Selon la Direction ce report n’est pas possible : le cadre juridique dans lequel se place ce recensement est en cours de discussion à l'Assemblée nationale, la pression des élus mahorais pour que le recensement soit réalisé avant les élections municipales de mars 2026, est forte ; sans parler des injonctions gouvernementales et de la remise en cause des travaux de l'Insee.
Pour la direction, il y a donc urgence à ce que les activités de terrain reprennent.
La Secrétaire Générale s'est même faite menaçante : si ce recensement n’a pas lieu alors la présence de l’Insee pourrait ne plus être assurée…
Cette pression mise sur les agents en charge de l’enquête cartographique est tout simplement inacceptable.

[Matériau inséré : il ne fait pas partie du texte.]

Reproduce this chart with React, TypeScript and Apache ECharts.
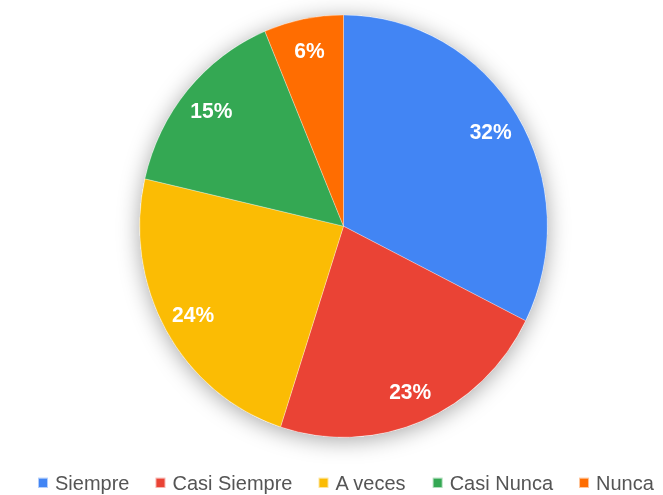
import React, { useEffect, useRef } from "react";
import * as echarts from "echarts";

const categories = ["Siempre", "Casi Siempre", "A veces", "Casi Nunca", "Nunca"];
const values = [32.4, 22.6, 23.6, 15.1, 6.3];
const colors = ["#4285F4", "#EA4335", "#FBBC04", "#34A853", "#FF6D01"];

const FONT = 'Arial, "Liberation Sans", sans-serif';
const CX = 343.5;
const CY = 218.3;
const R = 203.8;

export default function App() {
  const ref = useRef<HTMLDivElement>(null);

  useEffect(() => {
    if (!ref.current) return;
    const chart = echarts.init(ref.current, undefined, { renderer: "svg" });
    const data = categories.map((name, i) => ({
      name,
      value: values[i],
      itemStyle: { color: colors[i] },
    }));
    chart.setOption({
      animation: false,
      backgroundColor: "#ffffff",
      legend: {
        data: categories,
        left: 37,
        top: 456,
        padding: 0,
        orient: "horizontal",
        icon: "rect",
        itemWidth: 10,
        itemHeight: 10,
        itemGap: 25,
        textStyle: {
          fontFamily: FONT,
          fontSize: 20,
          color: "#555555",
          lineHeight: 20,
          padding: [0, 0, 0, 2],
        },
        selectedMode: false,
      },
      series: [
        {
          type: "pie",
          name: "shadow",
          silent: true,
          center: [CX, CY],
          radius: [0, R],
          label: { show: false },
          labelLine: { show: false },
          itemStyle: {
            color: "#ffffff",
            shadowBlur: 22,
            shadowColor: "rgba(0,0,0,0.35)",
            shadowOffsetY: 3,
          },
          data: [{ name: "_bg", value: 1 }],
        },
        {
          type: "pie",
          name: "main",
          center: [CX, CY],
          radius: [0, R],
          startAngle: 90,
          clockwise: true,
          silent: true,
          label: { show: false },
          labelLine: { show: false },
          itemStyle: { borderColor: "rgba(255,255,255,0.6)", borderWidth: 0.5 },
          data,
        },
        {
          type: "pie",
          name: "labels",
          center: [CX, CY],
          radius: [136, R],
          startAngle: 90,
          clockwise: true,
          silent: true,
          percentPrecision: 0,
          labelLine: { show: false },
          itemStyle: { color: "rgba(0,0,0,0)" },
          label: {
            show: true,
            position: "inside",
            formatter: "{d}%",
            color: "#ffffff",
            fontFamily: FONT,
            fontWeight: "bold",
            fontSize: 21,
          },
          data: categories.map((name, i) => ({
            name,
            value: values[i],
            itemStyle: { color: "rgba(0,0,0,0)" },
          })),
        },
      ],
    });
    return () => {
      chart.dispose();
    };
  }, []);

  return (
    <div
      style={{
        position: "absolute",
        left: 0,
        top: 0,
        width: 663,
        height: 495,
        overflow: "hidden",
        background: "#ffffff",
      }}
    >
      <div
        ref={ref}
        style={{
          width: 663,
          height: 478,
          transform: "scaleY(1.036)",
          transformOrigin: "0 0",
        }}
      />
    </div>
  );
}
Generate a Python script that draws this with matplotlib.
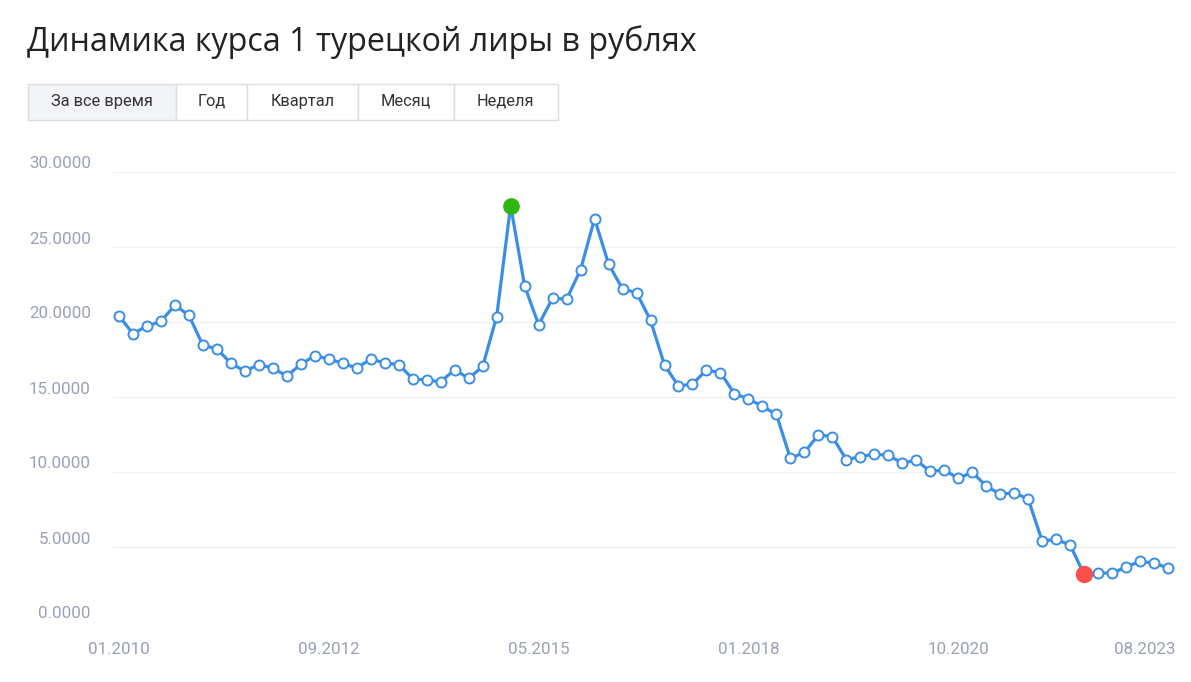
import matplotlib
matplotlib.use("Agg")
import matplotlib.pyplot as plt
from matplotlib.patches import Rectangle
import matplotlib.transforms as mtransforms

# ---- data ----
rates = [20.40, 19.22, 19.73, 20.04, 21.13, 20.44, 18.44, 18.22, 17.24, 16.73,
         17.16, 16.93, 16.40, 17.18, 17.76, 17.53, 17.24, 16.93, 17.53, 17.27,
         17.16, 16.22, 16.13, 16.02, 16.82, 16.24, 17.04, 20.36, 27.76, 22.40,
         19.82, 21.60, 21.51, 23.49, 26.89, 23.87, 22.20, 21.96, 20.11, 17.13,
         15.73, 15.87, 16.80, 16.62, 15.22, 14.87, 14.38, 13.84, 10.91, 11.31,
         12.47, 12.36, 10.82, 11.02, 11.20, 11.11, 10.60, 10.78, 10.04, 10.13,
         9.58, 9.98, 9.07, 8.51, 8.62, 8.20, 5.40, 5.51, 5.13, 3.18,
         3.29, 3.24, 3.67, 4.04, 3.93, 3.60]
x_tick_idx = [0, 15, 30, 45, 60, 75]
x_tick_labels = ["01.2010", "09.2012", "05.2015", "01.2018", "10.2020", "08.2023"]
y_ticks = [0, 5, 10, 15, 20, 25, 30]
title = "Динамика курса 1 турецкой лиры в рублях"
buttons = ["За все время", "Год", "Квартал", "Месяц", "Неделя"]

W, H = 1191, 682
fig = plt.figure(figsize=(W / 100, H / 100), dpi=100)
fig.patch.set_facecolor("white")

def fx(px):
    return px / W

def fy(py):
    return 1 - py / H

# title
fig.text(fx(27), fy(42), title, fontsize=23.2, color="#222222",
         family=["Open Sans", "DejaVu Sans"], va="center", ha="left")

# period buttons
edges = [27.5, 176, 247, 357.5, 453.5, 557.5]
top_px, bot_px = 83.5, 120
for i, lab in enumerate(buttons):
    x0, x1 = edges[i], edges[i + 1]
    face = "#f2f4f8" if i == 0 else "white"
    r = Rectangle((fx(x0), fy(bot_px)), fx(x1 - x0), (bot_px - top_px) / H,
                  transform=fig.transFigure, facecolor=face,
                  edgecolor="#dadde3", linewidth=1.0)
    fig.add_artist(r)
    fig.text(fx((x0 + x1) / 2), fy(101.5), lab, fontsize=11.8, color="#333333",
             family=["Roboto", "DejaVu Sans"], ha="center", va="center")

# axes
ax = fig.add_axes([fx(113), fy(622), fx(1176 - 113), (622 - 172) / H])
xs = list(range(len(rates)))
ax.plot(xs, rates, color="#3a8ee8", linewidth=2.3, zorder=3,
        marker="o", markersize=7.2, markerfacecolor="white",
        markeredgecolor="#3a8ee8", markeredgewidth=1.4)

imax = max(range(len(rates)), key=lambda i: rates[i])
imin = min(range(len(rates)), key=lambda i: rates[i])
ax.plot([imax], [rates[imax]], marker="o", markersize=11, color="#2eb70f",
        linestyle="none", zorder=4)
ax.plot([imin], [rates[imin]], marker="o", markersize=11.5, color="#fb4f4a",
        linestyle="none", zorder=4)

ax.set_xlim(-0.43, len(rates) - 1 + 0.57)
ax.set_ylim(0, 30)
ax.set_yticks(y_ticks)
ax.set_yticklabels([f"{v:.4f}" for v in y_ticks])
ax.set_xticks(x_tick_idx)
ax.set_xticklabels(x_tick_labels)
ax.grid(axis="y", color="#eef0f3", linewidth=1.0, zorder=0)
ax.set_axisbelow(True)
for s in ax.spines.values():
    s.set_visible(False)
ax.tick_params(axis="both", length=0, labelsize=12.2, labelcolor="#9aa0b5")
ax.tick_params(axis="y", pad=16)
ax.tick_params(axis="x", pad=14.5)
for lab in ax.get_xticklabels():
    lab.set_family(["Roboto", "DejaVu Sans"])
for lab in ax.get_yticklabels():
    lab.set_family(["Roboto", "DejaVu Sans"])
    lab.set_verticalalignment("center")
ax.get_xticklabels()[-1].set_horizontalalignment("right")
# y labels sit slightly above their gridlines
off = mtransforms.ScaledTranslation(0, 8 / 100, fig.dpi_scale_trans)
for lab in ax.get_yticklabels():
    lab.set_transform(lab.get_transform() + off)
offx = mtransforms.ScaledTranslation(7 / 100, 0, fig.dpi_scale_trans)
ax.get_xticklabels()[-1].set_transform(ax.get_xticklabels()[-1].get_transform() + offx)

fig.savefig("out.png", dpi=100)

Les agents de Mayotte ont déjà mainte fois prouvé que l’on pouvait compter sur eux par le passé. Est-ce que la Secrétaire Générale aurait fait la même remarque si cela s'était produit à Poitiers ou Rennes ?
Notre détermination a permis la satisfaction de plusieurs de nos revendications.
L'appel au volontariat pour l'enquête cartographique, dans les zones difficiles, sensibles ou isolées, (où un accompagnement n'aura pas pu être mis en place), nous semble dangereux.
Nous craignons que les enquêtrices/enquêteurs, en attente de cédéisation ou autres, acceptent d'aller "volontairement seules" sur le terrain et se mettent en danger, peut-être pour se faire « bien voir » ou simplement, car les pressions sont trop fortes.
Bien sûr, il n'est pas question d'obliger les enquêtrices/enquêteurs qui, à leur demande expresse, souhaitent aller seuls sur le terrain ni de les contraindre d'y aller accompagnée.
Nous sommes contre tout appel au volontariat pour aller sur le terrain. La menace du « service non-fait », exprimée par la secrétaire générale et le directeur régional, s'apparente à une provocation dans le contexte actuel.
Toutes les mesures de sécurité doivent être prises en amont pour protéger les enquêteurs, les enquêtrices et les agents de bureau pour mener à bien leurs missions.